The fallacy is that of the "false dilemma … in which only limited alternatives are considered, when in fact there is at least one additional option". In this case the fallacy is the assumption that, since the Shroud [sindon] must have been there in the empty tomb when Peter and John entered it, and there are only two alternatives, the othonia and the soudarion, but it cannot have been the othonia because that means "linen strips," therefore the soudarion must have been the sindon, even though soudarion means "the small handkerchief" that in this case was "placed on the head of the corpse." Or the othonia must have included the sindon despite their primary meanings. But there is at least one other option, apart from the sindon being there but both Luke (Lk 24:12) and John (John 20:5-7) simply failed to mention it, and that is the risen Jesus took His sindon with Him out of the empty tomb, as Beecher concluded:
"But the fact that St. Luke does not now mention the Sindon, which had occupied his attention previously, but speaks of cloths [othonia] instead, would indicate that the Sindon was not in the tomb. And this is very significant in connection with what St. Jerome tells us, on the authority of the Gospel to the Hebrews (a work from which he often quotes), namely, that Our Lord kept His Sindon with Him when He arose from the dead".
That the soudarion in Jn 20:5-7 was not the sindon in the empty tomb is evident from the following. New Testament Greek lexicons never give the meaning of soudarion as a large sheet but only small cloths, such as: "a handkerchief" (Lk 19:20, Acts 19:12); "a head covering for the dead" (Jn 11:44; 20:7); a Greek loan word borrowed from the Latin sudarium, which in turn is from the Latin sudor, "sweat," hence a "sweat-cloth," "a handkerchief, napkin"; "a cloth for wiping the perspiration from the face," and "also used in swathing the head of a corpse". The two words sindon and soudarion are never given as synonyms in any Greek lexicon.

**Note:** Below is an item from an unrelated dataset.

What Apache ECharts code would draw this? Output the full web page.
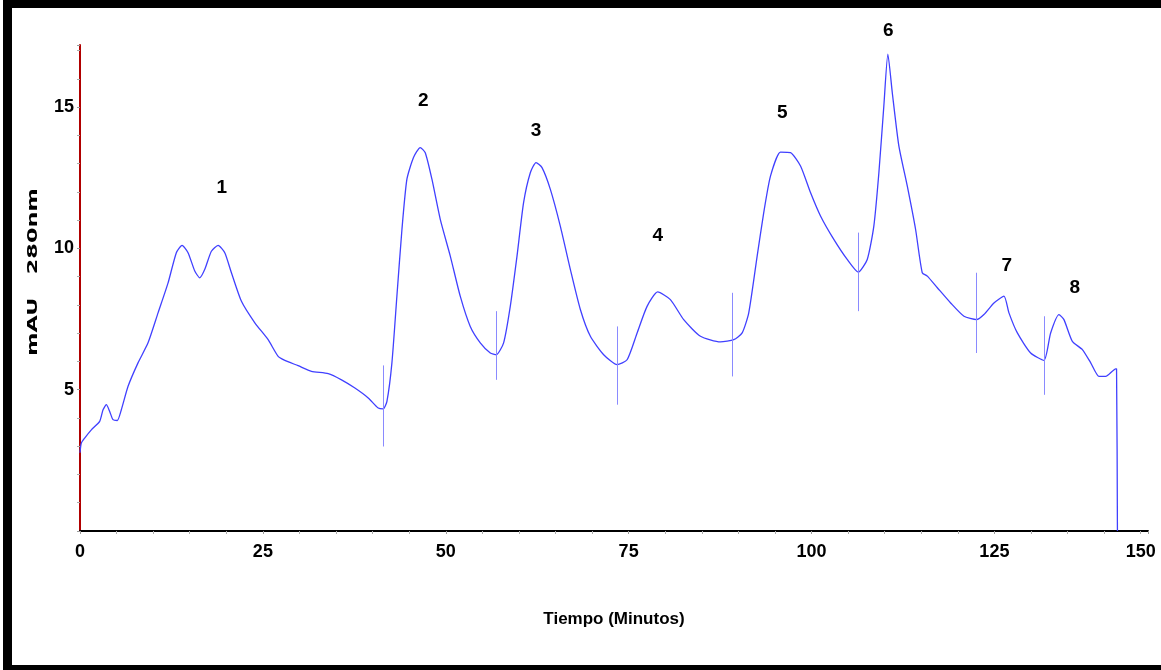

But, in fact, aren’t only a very limited number of alternatives being considered in this analysis? Maybe we are taking Luke and John too literally. Maybe Luke and John got it wrong. Maybe . . .
A few paragraphs earlier in his posting, Stephen tells us:
Despite it being by far the largest of Jesus’ graveclothes, John does not mention a sindon at all, either in his account of the raising of Lazarus in (Jn 11:41-44), or in his accounts of Jesus’ burial (Jn 19:38-42) and the discovery of Jesus’ graveclothes in the empty tomb (Jn 20:3-10). This omission cannot be accidental, because John goes out of his way to provide details of the different cloths in both the raising of Lazarus and in their arrangement in Jesus’ empty tomb.
Maybe we are creating a new false dilemma when we assume that an absence of evidence is evidence of absence as in “lexicons never give the meaning,” which means . . . Or “John does not mention . . .”
Nonetheless, it is an interesting idea.